Thursday, February 16, 2006

Lack of Perspective

In Australia, any 15-year-old can buy games where they beat people up, shoot people, violate all manner of road laws, sell drugs, and heaven knows what else, but graffiti -- that's the scourge of civilization:

Australia First to Ban Graffiti Game

Now, this may come as a shock to some of the folks in the US who have quietly assumed that all the graffiti in their cities was the work of certain ethnic minorities prevalent in North America, but I can assure you that there is a hell of a lot of graffiti in Australia. It is, indeed, a problem here. I see graffiti in neighbourhoods I would never expect to see it in -- neighbourhoods where one would otherwise feel completely safe walking at night.

I'm from Washington, DC. I remember Cool "Disco" Dan. I remember Surrender Dorothy. We always had graffiti around us. My elementary school had to sandblast it off. Nonetheless, I'll tell you, there's a lot of graffiti here in Sydney. I'm simply shocked at the amount of graffiti on the trains, sometimes. No, I'm not just shocked. I'm angry. I feel bad for the poor shopkeepers who have to stay late to repaint their walls. Nobody is paying them for that. They'd rather be home with their kids. I want to grab the kids that mark up the trains, and yell at them, "WHAT THE HELL IS WRONG WITH YOU, YOU IDIOT? NONE OF US CARE ABOUT YOUR STUPID, MEANINGLESS BULLSHIT TAG."

But in spite of all this, I can't, for a moment, see any reason to ban a graffiti game. It doesn't make any sense that you can buy games where you kill people, but not games where you spray graffiti. Why is spraying virtual graffiti more harmful than killing virtual people? I'd honestly rather taggers were inside, playing video games, than outside, scribbling incoherent, pointless nonsense on my front gate.

Really, there are three separate issues that trouble me, with respect to this:

1.) There is a double standard between movies and games.
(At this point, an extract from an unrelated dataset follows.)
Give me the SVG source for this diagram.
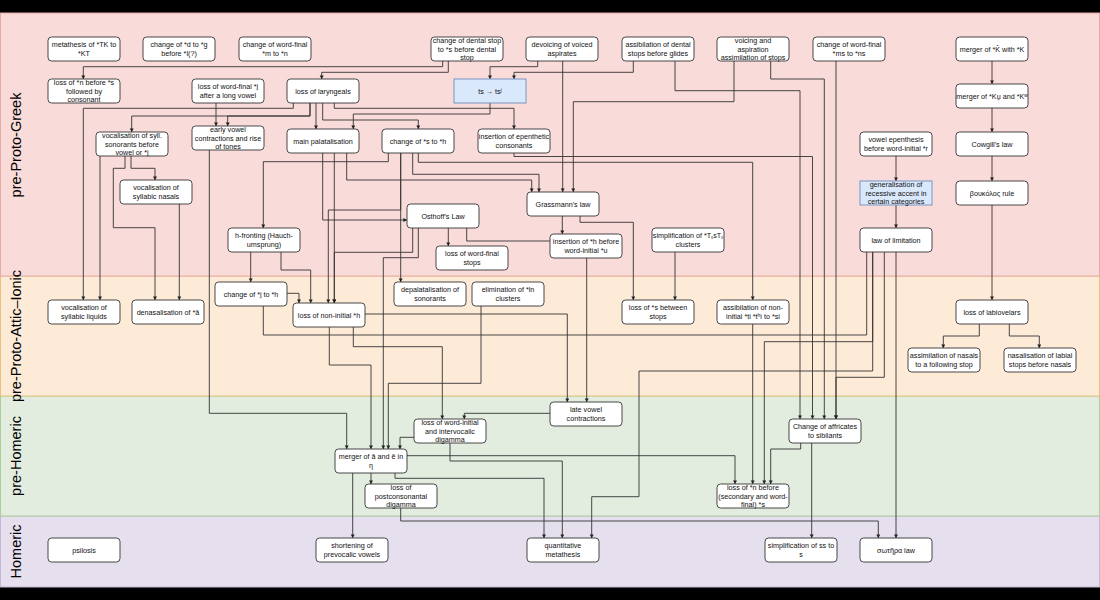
<svg xmlns="http://www.w3.org/2000/svg" width="1100" height="600" viewBox="0 0 1100 600">
<defs>
<style>
.n rect{fill:#fff;stroke:#333;stroke-width:0.9}
.b rect{fill:#dae8fc;stroke:#6c8ebf;stroke-width:0.9}
text{font-family:"Liberation Sans",Arial,sans-serif;font-size:7.2px;fill:#111;text-anchor:middle}
.lane{font-size:14.5px;fill:#000}
#edges polyline{fill:none;stroke:#333;stroke-width:0.9;marker-end:url(#ar)}
</style>
<marker id="ar" markerUnits="userSpaceOnUse" markerWidth="5" markerHeight="5" refX="3.6" refY="2" orient="auto"><path d="M0,0 L3.6,2 L0,4 z" fill="#222"/></marker>
</defs>
<rect x="0" y="0" width="1100" height="600" fill="#000"/>
<g id="lanes">
<rect x="0.5" y="516" width="1099" height="71" fill="#e6dfee" stroke="#c9b6d6"/>
<rect x="0.5" y="396" width="1099" height="120" fill="#e2eddf" stroke="#a9cf9b"/>
<rect x="0.5" y="276" width="1099" height="120" fill="#fdebd8" stroke="#e6c47e"/>
<rect x="0.5" y="13" width="1099" height="263" fill="#f9dbd9" stroke="#e6aaa5"/>
<text class="lane" transform="translate(21,145) rotate(-90)">pre-Proto-Greek</text>
<text class="lane" transform="translate(21,336) rotate(-90)">pre-Proto-Attic–Ionic</text>
<text class="lane" transform="translate(21,456) rotate(-90)">pre-Homeric</text>
<text class="lane" transform="translate(21,551.5) rotate(-90)">Homeric</text>
</g>
<g id="edges">
<polyline points="442.7,61 442.7,66.7 83.3,66.7 83.3,79"/>
<polyline points="448.3,61 448.3,72.3 321.7,72.3 321.7,79"/>
<polyline points="537.7,61 537.7,66.7 490,66.7 490,79"/>
<polyline points="562.7,61 562.7,192"/>
<polyline points="633.3,61 633.3,72.3 514,72.3 514,79"/>
<polyline points="675,61 675,90.7 800,90.7 800,419"/>
<polyline points="734,61 734,101.7 573.3,101.7 573.3,192"/>
<polyline points="770.7,61 770.7,79 824.3,79 824.3,419"/>
<polyline points="836,61 836,419"/>
<polyline points="514,153 514,156.5 812.5,156.5 812.5,419"/>
<polyline points="293.3,103 293.3,108.3 83.3,108.3 83.3,300"/>
<polyline points="310,103 310,116 131.7,116 131.7,132"/>
<polyline points="310,103 310,116 227.7,116 227.7,126"/>
<polyline points="316,103 316,129"/>
<polyline points="322.7,103 322.7,120 418.3,120 418.3,129"/>
<polyline points="334.3,103 334.3,108.3 514,108.3 514,129"/>
<polyline points="490,103 490,114 353.3,114 353.3,129"/>
<polyline points="216,103 216,126"/>
<polyline points="388.3,153 388.3,161.7 263.3,161.7 263.3,228"/>
<polyline points="400.7,153 400.7,282"/>
<polyline points="400.7,153 400.7,210 328.3,210 328.3,303"/>
<polyline points="412.7,153 412.7,174.3 539,174.3 539,192"/>
<polyline points="418.3,153 418.3,162.3 752.7,162.3 752.7,300"/>
<polyline points="346.7,153 346.7,180 531.7,180 531.7,192"/>
<polyline points="322.7,153 322.7,220 407,220"/>
<polyline points="334.3,153 334.3,303"/>
<polyline points="412.7,228 412.7,252.3 334.3,252.3 334.3,303"/>
<polyline points="250.7,252 250.7,282"/>
<polyline points="281,252 281,270 310.7,270 310.7,303"/>
<polyline points="287,293.3 299,293.3 299,303"/>
<polyline points="209.3,150 209.3,413.3 346.7,413.3 346.7,449"/>
<polyline points="100,156 100,300"/>
<polyline points="131,156 131,168.3 155,168.3 155,180"/>
<polyline points="125,156 125,168.3 113.3,168.3 113.3,227.7 155,227.7 155,300"/>
<polyline points="179.3,204 179.3,300"/>
<polyline points="562.3,216 562.3,234"/>
<polyline points="580,216 580,222.3 633.3,222.3 633.3,300"/>
<polyline points="675,252 675,300"/>
<polyline points="448.3,228 448.3,246"/>
<polyline points="466.7,228 466.7,241 586.7,241 586.7,402"/>
<polyline points="418.3,228 418.3,257.7 383.3,257.7 383.3,449"/>
<polyline points="481,306 481,383.3 388.3,383.3 388.3,449"/>
<polyline points="365,314 567.3,314 567.3,402"/>
<polyline points="353.3,327 353.3,346.7 442.3,346.7 442.3,419"/>
<polyline points="329.3,327 329.3,365 371,365 371,449"/>
<polyline points="414,437.3 400,437.3 400,449"/>
<polyline points="550,413.3 464.3,413.3 464.3,419"/>
<polyline points="866.7,252 866.7,335 263.3,335 263.3,306" style="marker-end:none"/>
<polyline points="872.7,252 872.7,341.7 764.3,341.7 764.3,484"/>
<polyline points="872.7,252 872.7,371 639,371 639,496.7 591.7,496.7 591.7,538"/>
<polyline points="884.3,252 884.3,377.3 836,377.3 836,419"/>
<polyline points="896,252 896,538"/>
<polyline points="371,473 371,484"/>
<polyline points="352.7,473 352.7,538"/>
<polyline points="395,473 395,478.3 544,478.3 544,538"/>
<polyline points="407,455.7 735,455.7 735,484"/>
<polyline points="450,443 450,461 562.3,461 562.3,538"/>
<polyline points="400.7,508 400.7,521 878.3,521 878.3,538"/>
<polyline points="800.7,443 800.7,449 770.7,449 770.7,484"/>
<polyline points="811.7,443 811.7,538"/>
<polyline points="752.7,324 752.7,484"/>
<polyline points="979.3,324 979.3,336 943.3,336 943.3,348"/>
<polyline points="1009.3,324 1009.3,336 1039.3,336 1039.3,348"/>
<polyline points="992,61 992,84"/>
<polyline points="992,108 992,132"/>
<polyline points="992,156 992,181"/>
<polyline points="992,205 992,300"/>
<polyline points="896,156 896,181"/>
<polyline points="896,205 896,228"/>
</g>
<g id="n1" class="n"><rect x="48" y="37" width="72" height="24" rx="3.6"/><text x="84" y="47.3">metathesis of *TK to</text><text x="84" y="55.9">*KT</text></g>
<g id="n2" class="n"><rect x="143" y="37" width="72" height="24" rx="3.6"/><text x="179" y="47.3">change of *d to *g</text><text x="179" y="55.9">before *l(?)</text></g>
<g id="n3" class="n"><rect x="239" y="37" width="72" height="24" rx="3.6"/><text x="275" y="47.3">change of word-final</text><text x="275" y="55.9">*m to *n</text></g>
<g id="n4" class="n"><rect x="431" y="37" width="72" height="24" rx="3.6"/><text x="467" y="43">change of dental stop</text><text x="467" y="51.6">to *s before dental</text><text x="467" y="60.2">stop</text></g>
<g id="n5" class="n"><rect x="526" y="37" width="72" height="24" rx="3.6"/><text x="562" y="47.3">devoicing of voiced</text><text x="562" y="55.9">aspirates</text></g>
<g id="n6" class="n"><rect x="622" y="37" width="72" height="24" rx="3.6"/><text x="658" y="47.3">assibilation of dental</text><text x="658" y="55.9">stops before glides</text></g>
<g id="n7" class="n"><rect x="717" y="37" width="72" height="24" rx="3.6"/><text x="753" y="43">voicing and</text><text x="753" y="51.6">aspiration</text><text x="753" y="60.2">assimilation of stops</text></g>
<g id="n8" class="n"><rect x="813" y="37" width="72" height="24" rx="3.6"/><text x="849" y="47.3">change of word-final</text><text x="849" y="55.9">*ms to *ns</text></g>
<g id="n9" class="n"><rect x="956" y="37" width="72" height="24" rx="3.6"/><text x="992" y="51.6">merger of *K̂ with *K</text></g>
<g id="n10" class="n"><rect x="48" y="79" width="72" height="24" rx="3.6"/><text x="84" y="85">loss of *n before *s</text><text x="84" y="93.6">followed by</text><text x="84" y="102.2">consonant</text></g>
<g id="n11" class="n"><rect x="192" y="79" width="72" height="24" rx="3.6"/><text x="228" y="89.3">loss of word-final *i̯</text><text x="228" y="97.9">after a long vowel</text></g>
<g id="n12" class="n"><rect x="287" y="79" width="72" height="24" rx="3.6"/><text x="323" y="93.6">loss of laryngeals</text></g>
<g id="n13" class="b"><rect x="454" y="79" width="72" height="24"/><text x="490" y="93.6">ts → tsʲ</text></g>
<g id="n14" class="n"><rect x="956" y="84" width="72" height="24" rx="3.6"/><text x="992" y="98.6">merger of *Ku̯ and *Kʷ</text></g>
<g id="n15" class="n"><rect x="96" y="132" width="72" height="24" rx="3.6"/><text x="132" y="138">vocalisation of syll.</text><text x="132" y="146.6">sonorants before</text><text x="132" y="155.2">vowel or *i̯</text></g>
<g id="n16" class="n"><rect x="192" y="126" width="72" height="24" rx="3.6"/><text x="228" y="132">early vowel</text><text x="228" y="140.6">contractions and rise</text><text x="228" y="149.2">of tones</text></g>
<g id="n17" class="n"><rect x="287" y="129" width="72" height="24" rx="3.6"/><text x="323" y="143.6">main palatalisation</text></g>
<g id="n18" class="n"><rect x="382" y="129" width="72" height="24" rx="3.6"/><text x="418" y="143.6">change of *s to *h</text></g>
<g id="n19" class="n"><rect x="478" y="129" width="72" height="24" rx="3.6"/><text x="514" y="139.3">insertion of epenthetic</text><text x="514" y="147.9">consonants</text></g>
<g id="n20" class="n"><rect x="860" y="132" width="72" height="24" rx="3.6"/><text x="896" y="142.3">vowel epenthesis</text><text x="896" y="150.9">before word-initial *r</text></g>
<g id="n21" class="n"><rect x="956" y="132" width="72" height="24" rx="3.6"/><text x="992" y="146.6">Cowgill's law</text></g>
<g id="n22" class="n"><rect x="120" y="180" width="72" height="24" rx="3.6"/><text x="156" y="190.3">vocalisation of</text><text x="156" y="198.9">syllabic nasals</text></g>
<g id="n23" class="b"><rect x="860" y="181" width="72" height="24"/><text x="896" y="187">generalisation of</text><text x="896" y="195.6">recessive accent in</text><text x="896" y="204.2">certain categories</text></g>
<g id="n24" class="n"><rect x="956" y="181" width="72" height="24" rx="3.6"/><text x="992" y="195.6">βουκόλος rule</text></g>
<g id="n25" class="n"><rect x="527" y="192" width="72" height="24" rx="3.6"/><text x="563" y="206.6">Grassmann's law</text></g>
<g id="n26" class="n"><rect x="407" y="204" width="72" height="24" rx="3.6"/><text x="443" y="218.6">Osthoff's Law</text></g>
<g id="n27" class="n"><rect x="228" y="228" width="72" height="24" rx="3.6"/><text x="264" y="238.3">h-fronting (Hauch-</text><text x="264" y="246.9">umsprung)</text></g>
<g id="n28" class="n"><rect x="652" y="228" width="72" height="24" rx="3.6"/><text x="688" y="238.3">simplification of *TₛsTₛ</text><text x="688" y="246.9">clusters</text></g>
<g id="n29" class="n"><rect x="860" y="228" width="72" height="24" rx="3.6"/><text x="896" y="242.6">law of limitation</text></g>
<g id="n30" class="n"><rect x="550" y="234" width="72" height="24" rx="3.6"/><text x="586" y="244.3">insertion of *h before</text><text x="586" y="252.9">word-initial *u</text></g>
<g id="n31" class="n"><rect x="436" y="246" width="72" height="24" rx="3.6"/><text x="472" y="256.3">loss of word-final</text><text x="472" y="264.9">stops</text></g>
<g id="n32" class="n"><rect x="215" y="282" width="72" height="24" rx="3.6"/><text x="251" y="296.6">change of *i̯ to *h</text></g>
<g id="n33" class="n"><rect x="394" y="282" width="72" height="24" rx="3.6"/><text x="430" y="292.3">depalatalisation of</text><text x="430" y="300.9">sonorants</text></g>
<g id="n34" class="n"><rect x="472" y="282" width="72" height="24" rx="3.6"/><text x="508" y="292.3">elimination of *ln</text><text x="508" y="300.9">clusters</text></g>
<g id="n35" class="n"><rect x="48" y="300" width="72" height="24" rx="3.6"/><text x="84" y="310.3">vocalisation of</text><text x="84" y="318.9">syllabic liquids</text></g>
<g id="n36" class="n"><rect x="132" y="300" width="72" height="24" rx="3.6"/><text x="168" y="314.6">denasalisation of *ā</text></g>
<g id="n37" class="n"><rect x="293" y="303" width="72" height="24" rx="3.6"/><text x="329" y="317.6">loss of non-initial *h</text></g>
<g id="n38" class="n"><rect x="622" y="300" width="72" height="24" rx="3.6"/><text x="658" y="310.3">loss of *s between</text><text x="658" y="318.9">stops</text></g>
<g id="n39" class="n"><rect x="717" y="300" width="72" height="24" rx="3.6"/><text x="753" y="310.3">assibilation of non-</text><text x="753" y="318.9">initial *ti *tʰi to *si</text></g>
<g id="n40" class="n"><rect x="956" y="300" width="72" height="24" rx="3.6"/><text x="992" y="314.6">loss of labiovelars</text></g>
<g id="n41" class="n"><rect x="908" y="348" width="72" height="24" rx="3.6"/><text x="944" y="358.3">assimilation of nasals</text><text x="944" y="366.9">to a following stop</text></g>
<g id="n42" class="n"><rect x="1004" y="348" width="72" height="24" rx="3.6"/><text x="1040" y="358.3">nasalisation of labial</text><text x="1040" y="366.9">stops before nasals</text></g>
<g id="n43" class="n"><rect x="550" y="402" width="72" height="24" rx="3.6"/><text x="586" y="412.3">late vowel</text><text x="586" y="420.9">contractions</text></g>
<g id="n44" class="n"><rect x="414" y="419" width="72" height="24" rx="3.6"/><text x="450" y="425">loss of word-initial</text><text x="450" y="433.6">and intervocalic</text><text x="450" y="442.2">digamma</text></g>
<g id="n45" class="n"><rect x="789" y="419" width="72" height="24" rx="3.6"/><text x="825" y="429.3">Change of affricates</text><text x="825" y="437.9">to sibilants</text></g>
<g id="n46" class="n"><rect x="335" y="449" width="72" height="24" rx="3.6"/><text x="371" y="459.3">merger of ā and ē in</text><text x="371" y="467.9">η</text></g>
<g id="n47" class="n"><rect x="365" y="484" width="72" height="24" rx="3.6"/><text x="401" y="490">loss of</text><text x="401" y="498.6">postconsonantal</text><text x="401" y="507.2">digamma</text></g>
<g id="n48" class="n"><rect x="717" y="484" width="72" height="24" rx="3.6"/><text x="753" y="490">loss of *n before</text><text x="753" y="498.6">(secondary and word-</text><text x="753" y="507.2">final) *s</text></g>
<g id="n49" class="n"><rect x="48" y="538" width="72" height="24" rx="3.6"/><text x="84" y="552.6">psilosis</text></g>
<g id="n50" class="n"><rect x="316" y="538" width="72" height="24" rx="3.6"/><text x="352" y="548.3">shortening of</text><text x="352" y="556.9">prevocalic vowels</text></g>
<g id="n51" class="n"><rect x="527" y="538" width="72" height="24" rx="3.6"/><text x="563" y="548.3">quantitative</text><text x="563" y="556.9">metathesis</text></g>
<g id="n52" class="n"><rect x="765" y="538" width="72" height="24" rx="3.6"/><text x="801" y="548.3">simplification of ss to</text><text x="801" y="556.9">s</text></g>
<g id="n53" class="n"><rect x="860" y="538" width="72" height="24" rx="3.6"/><text x="896" y="552.6">σωτῆρα law</text></g>
</svg>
If this were a movie, rather than a game, it would not have been banned.

2.) The reaction to this game has been wildly out of proportion with its danger. Playing this game will not make anyone a graffiti artist any more than playing hours of "The Movies" has made me into a movie mogul.

3.) Australia desperately needs an R18+ rating for games. They have historically had to deny classification to numerous games, because they have no equivalent to the ESRB M and AO ratings. It's not possible to sell a game in Australia, if it is deemed inappropriate for fifteen-year-olds to play. This is not only bad because it causes some games to be effectively banned, but also because there are games available to all fifteen year olds that were originally designed with mature audiences in mind (since the alternative would have been banning them). The lack of an R18+ rating really isn't helping or protecting anybody.